Even though the blustery weather started later this year and snowfall totals are down, many of Meyer’s customers and retail stores ordered based on how fierce last year’s winter was. “There’s a delicate balance, because a distributor doesn’t want to have too much inventory on hand, but usually when someone wants it, they want it now,” he said.

But sales on the consumer side of the business are noticeably down. “The warmer weather has as much of an impact as the lack of precipitation,” he said. Just as shoppers weren’t in the mood to buy sweaters and snow pants before Christmas, they weren’t quite clamoring for new snowplows, either. “Thank God for Canada,” Outcalt said.

“I PRAY FOR SNOW ALL THE TIME, AND A LOT OF MY FRIENDS SAY, ‘YOU CAN STOP PRAYING NOW.’”

Meyer was founded in 1926 by Edward B. Meyer, who attached a wooden moldboard to the front of his Buick to clear his driveway, and just like that, created the snowplow industry.

The now 90-year-old business includes a briskly humming Meyer snowplow factory at 18513 Euclid Ave., on Cleveland’s East Side, that dates to the 1940s.

Inside, about 150 workers mold, bend, weld, and paint sheets of steel and steel tubing into brightly colored, marigold-yellow Meyer snowplows. After three lasers precision-cut sheets of steel into smaller pieces, workers or robots will weld them into snow plows up to 11 feet long.

“Welders are the hardest skilled trade to find to staff this factory,” said  Michael Moeller, Meyer’s vice president of manufacturing operations, during a factory tour on Tuesday.

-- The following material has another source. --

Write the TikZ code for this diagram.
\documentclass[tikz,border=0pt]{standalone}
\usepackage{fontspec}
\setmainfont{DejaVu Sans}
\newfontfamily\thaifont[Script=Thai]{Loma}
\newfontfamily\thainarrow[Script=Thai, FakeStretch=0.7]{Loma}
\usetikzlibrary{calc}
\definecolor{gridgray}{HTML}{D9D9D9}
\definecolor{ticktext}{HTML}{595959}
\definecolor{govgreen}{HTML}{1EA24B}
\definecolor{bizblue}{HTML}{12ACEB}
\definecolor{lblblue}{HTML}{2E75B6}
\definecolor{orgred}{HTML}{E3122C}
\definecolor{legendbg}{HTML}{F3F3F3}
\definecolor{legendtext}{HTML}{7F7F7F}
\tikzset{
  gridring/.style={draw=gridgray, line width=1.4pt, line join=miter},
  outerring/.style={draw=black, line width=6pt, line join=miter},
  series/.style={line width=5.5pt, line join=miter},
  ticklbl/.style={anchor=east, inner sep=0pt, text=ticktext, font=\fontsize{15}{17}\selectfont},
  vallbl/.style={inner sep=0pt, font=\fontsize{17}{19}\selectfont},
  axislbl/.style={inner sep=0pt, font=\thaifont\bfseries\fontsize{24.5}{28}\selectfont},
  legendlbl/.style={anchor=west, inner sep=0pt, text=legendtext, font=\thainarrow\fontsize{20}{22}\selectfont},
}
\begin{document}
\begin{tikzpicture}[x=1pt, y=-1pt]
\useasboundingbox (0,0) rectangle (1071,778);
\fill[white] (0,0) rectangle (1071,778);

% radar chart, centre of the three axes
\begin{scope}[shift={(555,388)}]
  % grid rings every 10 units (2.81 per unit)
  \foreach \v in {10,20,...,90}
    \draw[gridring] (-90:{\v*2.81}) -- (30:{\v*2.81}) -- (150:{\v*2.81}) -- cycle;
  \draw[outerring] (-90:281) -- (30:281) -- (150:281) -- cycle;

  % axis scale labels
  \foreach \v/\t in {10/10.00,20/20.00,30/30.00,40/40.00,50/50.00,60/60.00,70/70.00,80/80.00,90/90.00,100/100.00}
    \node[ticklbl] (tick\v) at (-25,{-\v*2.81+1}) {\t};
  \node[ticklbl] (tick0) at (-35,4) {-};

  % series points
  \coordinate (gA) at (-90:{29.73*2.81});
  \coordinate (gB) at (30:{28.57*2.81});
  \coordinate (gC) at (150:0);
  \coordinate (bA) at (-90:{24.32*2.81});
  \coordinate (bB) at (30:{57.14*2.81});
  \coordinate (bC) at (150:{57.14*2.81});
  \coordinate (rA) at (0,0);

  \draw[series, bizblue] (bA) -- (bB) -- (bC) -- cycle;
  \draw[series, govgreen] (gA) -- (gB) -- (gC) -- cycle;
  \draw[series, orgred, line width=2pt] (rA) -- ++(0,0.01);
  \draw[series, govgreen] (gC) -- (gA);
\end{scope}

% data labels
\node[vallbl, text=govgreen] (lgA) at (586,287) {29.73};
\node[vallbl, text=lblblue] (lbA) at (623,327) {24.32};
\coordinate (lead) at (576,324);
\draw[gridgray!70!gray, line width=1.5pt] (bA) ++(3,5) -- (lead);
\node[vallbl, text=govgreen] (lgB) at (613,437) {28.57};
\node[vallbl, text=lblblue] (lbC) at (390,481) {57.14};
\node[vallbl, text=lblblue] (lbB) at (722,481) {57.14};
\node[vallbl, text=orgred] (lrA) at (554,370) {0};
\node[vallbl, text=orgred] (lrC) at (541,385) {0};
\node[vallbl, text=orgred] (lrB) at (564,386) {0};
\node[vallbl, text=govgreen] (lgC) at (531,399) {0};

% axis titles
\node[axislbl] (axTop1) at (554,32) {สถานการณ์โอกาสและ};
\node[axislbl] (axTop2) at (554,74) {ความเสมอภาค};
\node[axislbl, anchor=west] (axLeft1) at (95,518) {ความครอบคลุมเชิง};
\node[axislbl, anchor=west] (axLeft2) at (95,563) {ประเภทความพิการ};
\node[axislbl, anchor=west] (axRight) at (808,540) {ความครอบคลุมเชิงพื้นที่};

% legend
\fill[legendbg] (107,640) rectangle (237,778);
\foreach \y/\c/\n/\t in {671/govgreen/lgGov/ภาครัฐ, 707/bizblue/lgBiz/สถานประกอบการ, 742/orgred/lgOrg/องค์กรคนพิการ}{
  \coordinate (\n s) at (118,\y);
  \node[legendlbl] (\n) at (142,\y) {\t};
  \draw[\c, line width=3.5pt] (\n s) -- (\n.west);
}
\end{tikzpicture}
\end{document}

Meyer makes 60 to 70 kinds of snowplows, from residential and commercial plows for ATVs and medium-duty trucks to heavy-duty straight and V-shaped blades for industrial vehicles, the kind that clear snow from airports, highways and shopping centers. All of its snow plows are coated with a thick powdered paint that contains Teflon and is baked on so the snow doesn’t stick.

“Our commercial plows have a five-year warranty,” Moeller said. “These things are built to last.”

Meyer also makes the mounting assemblies to attach its snow plows onto 150 different truck bodies, so the driver can control everything from inside the vehicle, as well as spreaders that throw rock salt onto icy roads. Vehicles often leave its distributorships with a Meyer snow plow on the front and a spreader on the back.

“We sell to contractors, property managers, universities, and a lot of public-sector clients like Cleveland MetroParks and the City of Cleveland,” Outcalt said. “They’re definitely not impulse buyers, because if there’s a storm, the City of Cleveland needs to make sure they have the plows ready to go.”